Egal wie der „Klärungsprozess“ (Stichwort: Konflikteskalationsstufen) verläuft, auf allen Seiten drohen die Vorstellungswelten der Beteiligten zunächst einmal zusammen zu brechen. Das, was für die Beteiligten bis dato war und galt, geht scheinbar verloren, ist zu Ende und vorbei. Das ist ein umfassender Zusammenbruch der Vorstellungswelt – und subjektiv ein einschneidendes Erlebnis.
Die sodann verstärkte Konfliktaustragung, die weiteren Streitereien, Missverständnisse, Überredungsversuche, Verbalkämpfe oder auch handfesten Auseinandersetzungen sind keineswegs nur ein weiterer Aufguss des Konflikts, sondern weiterhin die (Er-)Lösungsversuche durch die Konfliktparteien selbst.

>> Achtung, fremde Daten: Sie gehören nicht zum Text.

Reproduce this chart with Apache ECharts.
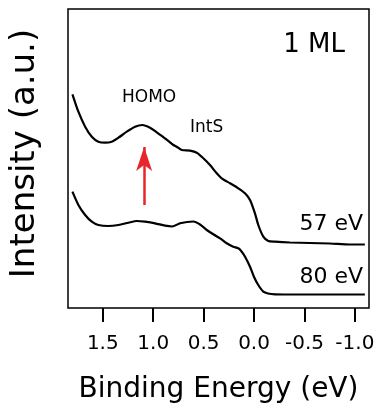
<!DOCTYPE html>
<html>
<head>
<meta charset="utf-8">
<script src="https://cdn.jsdelivr.net/npm/echarts@6/dist/echarts.min.js"></script>
<style>html,body{margin:0;padding:0;background:#fff}#c{width:375px;height:408px}</style>
</head>
<body>
<div id="c"></div>
<script>
// Binding energy (eV) and intensity (a.u.)
var energy57 = [1.801,1.742,1.675,1.609,1.544,1.477,1.411,1.345,1.262,1.180,1.108,1.031,0.965,0.883,0.800,0.767,0.717,0.635,0.568,0.503,0.437,0.370,0.321,0.238,0.156,0.090,0.040,-0.009,-0.042,-0.092,-0.141,-0.208,-0.356,-0.554,-0.753,-0.951,-1.099];
var intensity57 = [213.7,196.3,181.3,171.3,166.3,165.3,166.3,170.3,176.3,181.3,183,180.3,175.7,169.7,163,161.3,158,157.3,155.3,149.7,143,134.7,129.7,124.7,119.7,114.7,108,94.7,83,71.3,67,66.3,65.5,65,64.5,63.5,63.5];
var energy80 = [1.801,1.742,1.675,1.609,1.544,1.445,1.345,1.246,1.163,1.081,0.982,0.883,0.813,0.734,0.665,0.602,0.536,0.469,0.404,0.337,0.271,0.206,0.156,0.122,0.089,0.040,0.0,-0.042,-0.092,-0.138,-0.208,-0.456,-0.753,-1.099];
var intensity80 = [116.3,103,93,86.3,83,82,83,85.3,87,86.3,84.7,82.3,81.5,84.7,86,86.5,83.5,78,73.7,69.7,64.7,61.3,59.7,56.3,51.3,41.3,31,23,16.3,14.5,13.7,13.5,13.5,13.5];
var seriesNames = ['57 eV','80 eV'];
var xTicks = [1.5,1.0,0.5,0.0,-0.5,-1.0];
var arrowEnergy = 1.09;
var arrowFrom = 103, arrowTo = 161;

function pairs(xs, ys){ return xs.map(function(x,i){ return [x, ys[i]]; }); }

var chart = echarts.init(document.getElementById('c'), null, {renderer:'canvas'});
var FONT = 'DejaVu Sans';
chart.setOption({
  animation: false,
  backgroundColor: '#fff',
  textStyle: {fontFamily: FONT},
  grid: {left: 68, right: 6, top: 9, bottom: 100, show: true, borderColor: '#000', borderWidth: 1.5, backgroundColor: 'transparent',
         containLabel: false, outerBoundsMode: 'none'},
  xAxis: {
    type: 'value', inverse: true, min: -1.14, max: 1.845,
    axisLine: {show: false},
    splitLine: {show: false},
    axisTick: {show: true, inside: false, length: 14, lineStyle: {color: '#000', width: 2},
      customValues: xTicks},
    axisLabel: {show: true, margin: 26, color: '#000', fontSize: 20, fontFamily: FONT,
      customValues: xTicks,
      formatter: function(v){ return v.toFixed(1); }},
    name: 'Binding Energy (eV)', nameLocation: 'middle', nameGap: 68,
    nameTextStyle: {fontSize: 28, color: '#000', fontFamily: FONT}
  },
  yAxis: {
    type: 'value', min: 0, max: 299,
    axisLine: {show: false}, axisTick: {show: false}, axisLabel: {show: false}, splitLine: {show: false},
    name: 'Intensity (a.u.)', nameLocation: 'middle', nameGap: 26, nameRotate: 90,
    nameTextStyle: {fontSize: 34, color: '#000', fontFamily: FONT, padding: [0, 0, 0, 10]}
  },
  series: [
    {name: seriesNames[0], type: 'line', data: pairs(energy57, intensity57), smooth: 0.25, showSymbol: false,
     lineStyle: {color: '#000', width: 2.2},
     markLine: {silent: true, animation: false, symbol: ['none','arrow'],
       lineStyle: {color: '#e8252a', width: 2.5, type: 'solid'},
       label: {show: false},
       data: [[{coord: [arrowEnergy, arrowFrom], symbol: 'none'}, {coord: [arrowEnergy, arrowTo], symbol: 'arrow', symbolSize: [12, 24]}]]
     }},
    {name: seriesNames[1], type: 'line', data: pairs(energy80, intensity80), smooth: 0.25, showSymbol: false,
     lineStyle: {color: '#000', width: 2.2}}
  ],
  graphic: [
    {type: 'text', style: {text: '1 ML', x: 345, y: 45, align: 'right', verticalAlign: 'middle', fontSize: 26, fontFamily: FONT, fill: '#000'}},
    {type: 'text', style: {text: 'HOMO', x: 122, y: 98, align: 'left', verticalAlign: 'middle', fontSize: 17, fontFamily: FONT, fill: '#000'}},
    {type: 'text', style: {text: 'IntS', x: 190, y: 128, align: 'left', verticalAlign: 'middle', fontSize: 17, fontFamily: FONT, fill: '#000'}},
    {type: 'text', style: {text: seriesNames[0], x: 363, y: 224, align: 'right', verticalAlign: 'middle', fontSize: 22, fontFamily: FONT, fill: '#000'}},
    {type: 'text', style: {text: seriesNames[1], x: 363, y: 277, align: 'right', verticalAlign: 'middle', fontSize: 22, fontFamily: FONT, fill: '#000'}}
  ]
});
</script>
</body>
</html>
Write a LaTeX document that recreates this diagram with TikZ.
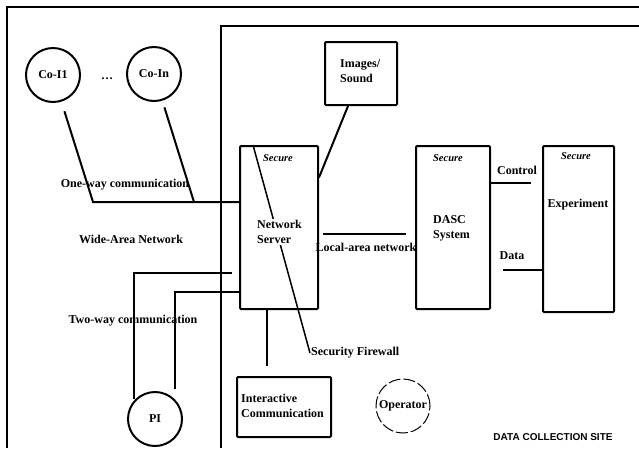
\documentclass[tikz,border=0pt]{standalone}
\usepackage{fontspec}
\setmainfont{Liberation Serif}
\newfontfamily\sitefont{Liberation Sans}
\usetikzlibrary{positioning}

\begin{document}
\begin{tikzpicture}[
  x=1pt, y=-1pt,
  unit/.style={rectangle, draw, line width=2pt, rounded corners=1pt, inner sep=0pt},
  site/.style={circle, draw, line width=2pt, minimum size=54pt, inner sep=0pt, font=\fontsize{12}{14}\selectfont\bfseries},
  link/.style={line width=2pt},
  lbl/.style={font=\fontsize{12}{15}\selectfont\bfseries, inner sep=1pt, align=left},
  tag/.style={font=\fontsize{10.5}{12}\selectfont\bfseries\itshape, inner sep=1pt}
]
  \useasboundingbox (0,0) rectangle (639,448);
  % outer and inner frames
  \draw[link] (639,7) -- (7,7) -- (7,448);
  \draw[link] (639,26) -- (221,26) -- (221,448);

  % investigators and operator
  \node[site] (coi1) at (53,75) {Co-I1};
  \node[site] (coin) at (154,74) {Co-In};
  \node[lbl] (dots) at (107,79) {\dots};
  \node[site] (pi) at (155,419) {PI};
  \node[site, line width=1pt, dash pattern=on 12pt off 3pt] (operator) at (403,406) {Operator};

  % boxes
  \node[unit, minimum width=78pt, minimum height=163pt] (server) at (279,227.5) {};
  \node[unit, minimum width=72pt, minimum height=63pt] (images) at (361,73.5) {};
  \node[unit, minimum width=74pt, minimum height=163pt] (dasc) at (453,227.5) {};
  \node[unit, minimum width=71pt, minimum height=166pt] (experiment) at (578.5,229) {};
  \node[unit, minimum width=94pt, minimum height=60pt] (interactive) at (284,407) {};

  % texts in boxes
  \node[tag] (secserver) at (278,158) {Secure};
  \node[tag] (secdasc) at (448,158) {Secure};
  \node[tag] (secexp) at (576,156) {Secure};
  \node[lbl, anchor=west] (imagestext) at (339,71) {Images/\\Sound};
  \node[lbl, anchor=west] (dasctext) at (432,228) {DASC\\System};
  \node[lbl] (exptext) at (578,205) {Experiment};
  \node[lbl, anchor=west] (intertext) at (240,406) {Interactive\\Communication};

  % free labels
  \node[lbl] (oneway lbl) at (125,185) {One-way communication};
  \node[lbl] (wan lbl) at (131,239) {Wide-Area Network};
  \node[lbl] (twoway lbl) at (133,321) {Two-way communication};
  \node[lbl] (lan lbl) at (366,247) {Local-area network};
  \node[lbl] (control lbl) at (517,170) {Control};
  \node[lbl] (data lbl) at (512,256) {Data};
  \node[lbl, anchor=west] (firewall) at (310,353) {Security Firewall};
  \node[font=\sitefont\fontsize{10}{12}\selectfont\bfseries] (site lbl) at (553,437) {DATA COLLECTION SITE};

  % one-way lines
  \coordinate (oneway) at (93,202);
  \coordinate (onewayn) at (194,202);
  \draw[link, shorten <=10pt] (coi1) -- (oneway) -- (oneway -| server.west);
  \draw[link, shorten <=7pt] (coin) -- (onewayn);

  % two-way lines
  \coordinate (twowaya) at (134,273);
  \coordinate (twowayb) at (175,292);
  \draw[link, shorten <=7pt] (server.west |- twowaya) -- (twowaya) -- (twowaya |- pi.north west);
  \draw[link, shorten >=10pt] (server.west |- twowayb) -- (twowayb) -- (twowayb |- pi.north east);

  % site links
  \draw[link] ([xshift=-13pt]images.south) -- ([yshift=50pt]server.east);
  \draw[link] ([xshift=4pt,yshift=-6.5pt]server.east) -- ([xshift=-9pt,yshift=-6.5pt]dasc.west);
  \coordinate (ctl) at ([yshift=44.5pt]dasc.east);
  \draw[link, shorten >=11pt] (ctl) -- (ctl -| experiment.west);
  \coordinate (dat) at ([yshift=-41pt]experiment.west);
  \draw[link, shorten >=12pt] (dat) -- (dat -| dasc.east);
  \coordinate (fwd) at ([xshift=-12pt]server.south);
  \draw[link, shorten >=10pt] (fwd) -- (fwd |- interactive.north);

  % firewall
  \draw[line width=1.5pt] ([xshift=14pt]server.north west) -- (firewall.west);
  \node[lbl, anchor=west, fill=white] (servertext) at (256,232) {Network\\Server};
\end{tikzpicture}
\end{document}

Erstens werden die eigenen Lösungsideen durchzusetzen versucht und zweitens die eigenen Vorstellungswelten (von der Beziehung und der – gemeinsamen – Zukunft) doch noch zu bewahren versucht. Das treibt die Eskalation weiterhin voran.
Doch was ist die Lösung?
Wie gelangen die Parteien in einen Gesprächs- und Erlebensraum, in dem sie sich selbst als wirksam erleben und damit als realer, voll akzeptierter Lösungsansatz der anderen?
Das wirft die Frage nach einem konstruktiven Umgang mit Konfliktpotenzialen und Konflikteskalationen auf, bei dem die jeweils anderen stets eine wichtige (Sprech-)Rolle einnehmen.
Sei’s drum, das würde hier den Rahmen sprengen.